Furthermore, in November 2022, the first load of vegetable oil produced by pressing castor, croton and cotton seeds in the Makueni agri-hub, in Kenya, reached the Gela biorefinery. These agri-feedstocks are not in competition with the food supply chain, as they are cultivated in degraded areas, or harvested from wild trees, or are obtained by enhancing agricultural by-products. In 2023, feedstock production in Eni agri-hubs in Kenya is estimated to reach 20,000 tonnes, while the waste & residue collection – including UCO – shipped to Italy from Kenya for Eni biorefineries should reach 5,000 tonnes.

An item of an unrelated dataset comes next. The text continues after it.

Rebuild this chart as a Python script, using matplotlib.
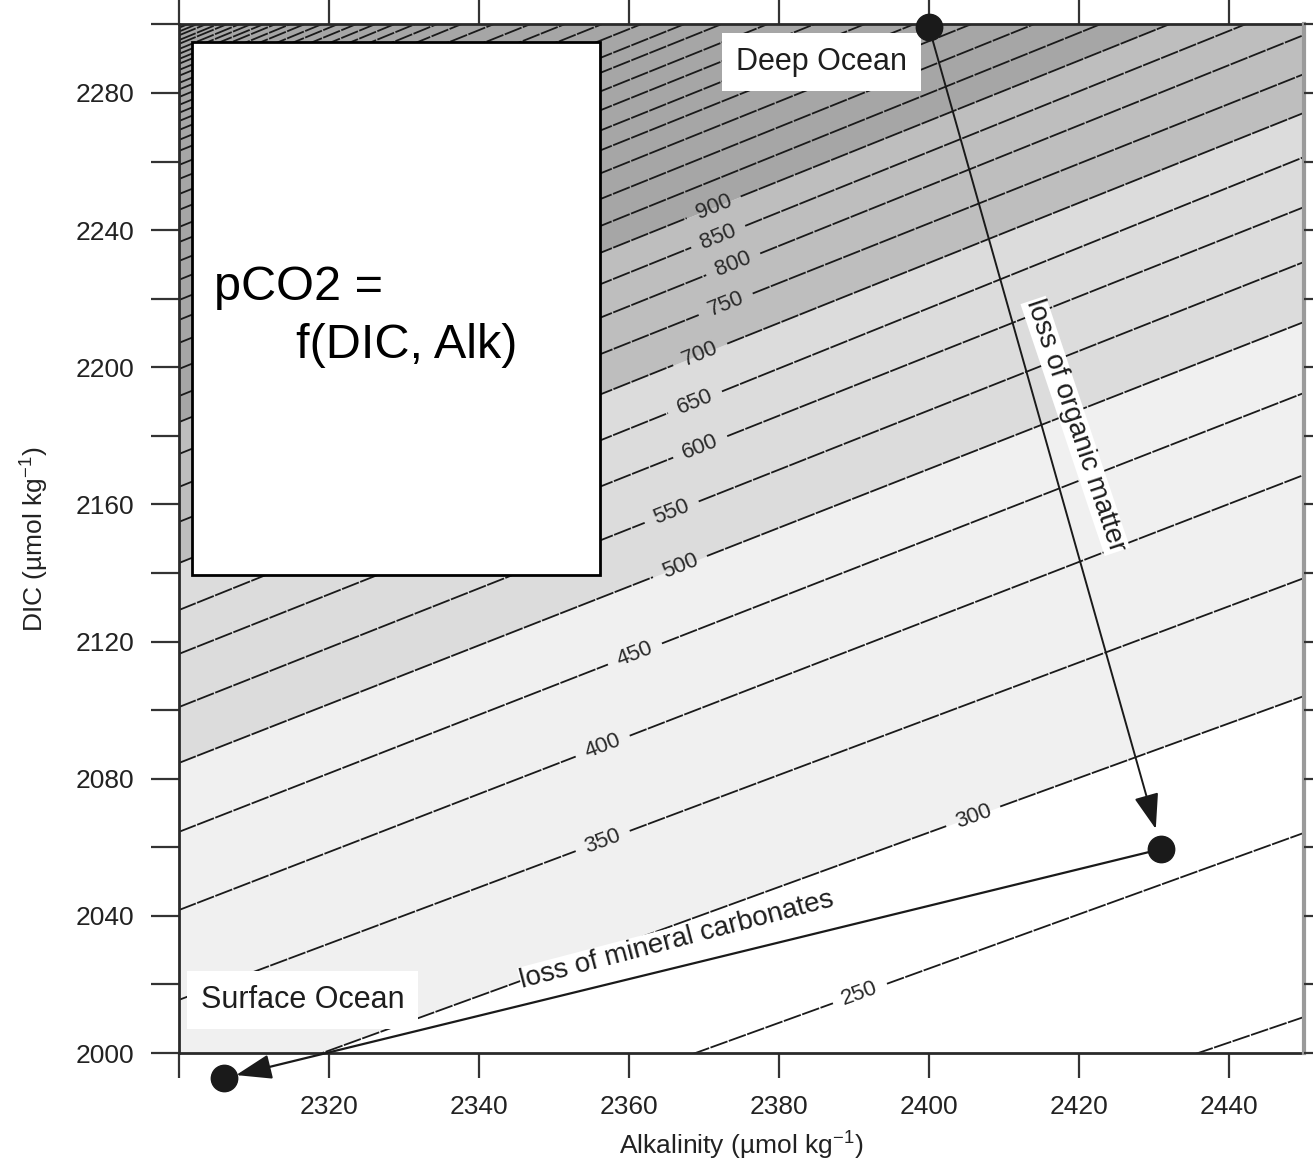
import numpy as np
import matplotlib.pyplot as plt
from matplotlib.patches import Rectangle

plt.rcParams["font.family"] = ["Liberation Sans", "DejaVu Sans"]
plt.rcParams["mathtext.fontset"] = "custom"
plt.rcParams["mathtext.rm"] = "Liberation Sans"
plt.rcParams["mathtext.default"] = "regular"

# pCO2 isolines: DIC where each line meets Alk = 2300 and Alk = 2450
ALK_EDGES = [2300, 2450]
LEVELS = [200, 250, 300, 350, 400, 450, 500, 550, 600, 650, 700, 750, 800, 850, 900,
          950, 1000, 1050, 1100, 1150, 1200, 1250, 1300, 1350, 1400, 1450, 1500, 1550,
          1600, 1650, 1700, 1750, 1800, 1850, 1900, 1950, 2000, 2050, 2100, 2150, 2200,
          2250, 2300, 2350, 2400, 2450, 2500, 2550, 2600, 2650]
DIC_AT_LEFT = [1898.8, 1945.5, 1984.8, 2015.5, 2041.7, 2064.5, 2084.6, 2100.9, 2116.4,
               2129.2, 2142.9, 2154.9, 2165.1, 2174.7, 2184.0, 2191.6, 2199.5, 2207.1,
               2213.8, 2219.6, 2225.5, 2231.0, 2236.5, 2240.9, 2245.9, 2250.5, 2254.9,
               2259.0, 2263.1, 2266.3, 2269.2, 2271.8, 2274.2, 2276.5, 2278.8, 2281.0,
               2282.9, 2285.0, 2286.7, 2288.5, 2289.9, 2291.4, 2292.8, 2294.3, 2295.4,
               2296.8, 2297.9, 2299.0, 2300.1, 2301.3]
DIC_AT_RIGHT = [2010.5, 2064.2, 2104.1, 2138.5, 2168.6, 2192.5, 2213.2, 2230.7, 2246.7,
                2261.3, 2274.2, 2285.5, 2296.9, 2306.9, 2315.8, 2324.0, 2331.8, 2339.1,
                2345.8, 2351.6, 2357.5, 2363.0, 2368.3, 2372.6, 2377.7, 2382.3, 2386.6,
                2390.5, 2395.2, 2400.8, 2403.8, 2406.5, 2409.2, 2411.6, 2413.8, 2416.0,
                2418.0, 2419.9, 2421.7, 2423.4, 2424.9, 2426.5, 2427.9, 2429.2, 2430.5,
                2431.7, 2432.9, 2434.0, 2435.1, 2436.0]

# shaded bands (lower / upper isoline)
BAND_LOW = [300, 500, 700, 900]
BAND_HIGH = [500, 700, 900, 2650]
BAND_COLORS = ["#f0f0f0", "#dcdcdc", "#bebebe", "#a6a6a6"]

# inline labels: level and alkalinity of the label centre
LABEL_LEVELS = [250, 300, 350, 400, 450, 500, 550, 600, 650, 700, 750, 800, 850, 900]
LABEL_ALK = [2390.8, 2405.9, 2356.5, 2356.5, 2360.8, 2366.8, 2365.7, 2369.5, 2368.8,
             2369.5, 2372.9, 2373.9, 2371.9, 2371.3]

# deep ocean -> after organic matter loss -> surface ocean
POINT_ALK = [2400.0, 2431.0, 2306.0]
POINT_DIC = [2299.2, 2059.5, 1992.7]

X_TICKS = [2300, 2320, 2340, 2360, 2380, 2400, 2420, 2440]
X_TICK_LABELS = ["", "2320", "2340", "2360", "2380", "2400", "2420", "2440"]
Y_TICKS = [2000, 2020, 2040, 2060, 2080, 2100, 2120, 2140, 2160, 2180, 2200, 2220,
           2240, 2260, 2280, 2300]
Y_TICK_LABELS = ["2000", "", "2040", "", "2080", "", "2120", "", "2160", "", "2200", "",
                 "2240", "", "2280", ""]

INK = "#1a1a1a"

fig = plt.figure(figsize=(13.13, 11.66), dpi=100)
ax = fig.add_axes([0.1363, 0.0969, 0.8568, 0.8822])
ax.set_xlim(2300, 2450)
ax.set_ylim(2000, 2300)


def line_of(level):
    i = LEVELS.index(level)
    return [DIC_AT_LEFT[i], DIC_AT_RIGHT[i]]


for low, high, color in zip(BAND_LOW, BAND_HIGH, BAND_COLORS):
    ax.fill_between(ALK_EDGES, line_of(low), line_of(high), color=color, lw=0, zorder=1)

labels = dict(zip(LABEL_LEVELS, LABEL_ALK))
gap = 3.6
line_kw = dict(color=INK, lw=1.3, dashes=(10, 0.8), zorder=2)
for lev in LEVELS:
    ys = line_of(lev)
    if lev not in labels:
        ax.plot(ALK_EDGES, ys, **line_kw)
        continue
    xl = labels[lev]
    yl = np.interp(xl, ALK_EDGES, ys)
    for xa, xb in [(ALK_EDGES[0], xl - gap), (xl + gap, ALK_EDGES[1])]:
        ax.plot([xa, xb], np.interp([xa, xb], ALK_EDGES, ys), **line_kw)
    p0, p1 = ax.transData.transform([(ALK_EDGES[0], ys[0]), (ALK_EDGES[1], ys[1])])
    ang = np.degrees(np.arctan2(p1[1] - p0[1], p1[0] - p0[0]))
    ax.text(xl, yl, str(lev), rotation=ang, rotation_mode="anchor", ha="center",
            va="center", fontsize=16, color="#2a2a2a", zorder=3)

# inset box with the relation
ax.add_patch(Rectangle((0.0116, 0.4647), 0.3626, 0.5183, transform=ax.transAxes,
                       fc="white", ec="black", lw=2, zorder=4))
ax.text(0.031, 0.732, "pCO2 =", transform=ax.transAxes, fontsize=35, va="baseline",
        color="black", zorder=5)
ax.text(0.104, 0.676, "f(DIC, Alk)", transform=ax.transAxes, fontsize=35, va="baseline",
        color="black", zorder=5)

# pathway
ax.annotate("", xy=(POINT_ALK[1], POINT_DIC[1]), xytext=(POINT_ALK[0], POINT_DIC[0]),
            arrowprops=dict(arrowstyle="-|>,head_length=1.0,head_width=0.35", color=INK,
                            lw=1.4, shrinkA=0, shrinkB=15, mutation_scale=22),
            annotation_clip=False, zorder=5)
ax.annotate("", xy=(POINT_ALK[2], POINT_DIC[2]), xytext=(POINT_ALK[1], POINT_DIC[1]),
            arrowprops=dict(arrowstyle="-|>,head_length=1.0,head_width=0.35", color=INK,
                            lw=1.6, shrinkA=0, shrinkB=9, mutation_scale=22),
            annotation_clip=False, zorder=5)
ax.plot(POINT_ALK, POINT_DIC, "o", ms=19, color=INK, linestyle="none", clip_on=False,
        zorder=6)

box = dict(boxstyle="square,pad=0.45", fc="white", ec="none")
ax.text(2385.7, 2289.0, "Deep Ocean", fontsize=22, color="#1e1e1e", ha="center",
        va="center", bbox=box, zorder=5)
ax.text(2316.5, 2015.5, "Surface Ocean", fontsize=22, color="#1e1e1e", ha="center",
        va="center", bbox=box, zorder=5)
ax.text(2419.5, 2182.9, "loss of organic matter", fontsize=20, color="#1e1e1e",
        rotation=-71.5, rotation_mode="anchor", ha="center", va="center",
        bbox=dict(fc="white", ec="none", pad=0.3), zorder=5)
ax.text(2366.4, 2033.0, "loss of mineral carbonates", fontsize=20, color="#1e1e1e",
        rotation=14.7, rotation_mode="anchor", ha="center", va="center",
        bbox=dict(fc="white", ec="none", pad=0.3), zorder=5)

ax.set_xticks(X_TICKS)
ax.set_xticklabels(X_TICK_LABELS)
ax.set_yticks(Y_TICKS)
ax.set_yticklabels(Y_TICK_LABELS)
ax.tick_params(axis="x", direction="out", length=18, width=1.6, color="#333333",
               labelsize=19, labelcolor="#222222", pad=12, top=True)
ax.tick_params(axis="y", direction="out", length=20, width=1.6, color="#333333",
               labelsize=19, labelcolor="#222222", pad=12)
for side in ["left", "bottom", "top"]:
    ax.spines[side].set_linewidth(2)
    ax.spines[side].set_color("#2a2a2a")
ax.spines["right"].set_linewidth(3)
ax.spines["right"].set_color("#9a9a9a")
ax.spines["right"].set_zorder(7)

right = ax.secondary_yaxis("right")
right.set_yticks(Y_TICKS)
right.tick_params(direction="out", length=8, width=1.6, color="#333333", labelright=False)
right.spines["right"].set_visible(False)
right.set_zorder(8)

ax.set_xlabel("Alkalinity (µmol kg$^{-1}$)", fontsize=19, color="#222222", labelpad=8)
ax.set_ylabel("DIC (µmol kg$^{-1}$)", fontsize=19, color="#222222", labelpad=18)

fig.savefig("out.png", dpi=100)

HVO to knock down emissions
Eni biorefineries produce hydrogenated HVO biofuels, in purity or mixed, destined to diesel engines, bio diesel fuel for the chemical field, and bioLPG and bioJET for air transport. HVO can also be used in purity in all approved engines, knocking down CO2 emissions (calculated along the entire life cycle) by 60-90%, compared to the reference fuel mix.
From waste oil to biofuel
Waste oil can be turned into biofuel. With our patented EcofiningTM system, we can turn organic raw materials into high-quality biofuel, whose technical term is HVO (Hydrotreated Vegetable Oil). Oilà! is Eni's initiative launched in July 2018 and addressed to Eni’s employees, aimed at recovering used domestic food-grade and frying oil. The purpose is to turn waste that could be potentially harmful to the environment into a new resource: around 6,800 employees from the Venice, Rome, Taranto, Sannazzaro and Livorno facilities have collected 15,565 litres of oil since the project begun. Data on this collection confirm the company’s commitment even in in-house initiatives, which contributed to the implementation of a circular economy process in the sites where Oilà was launched.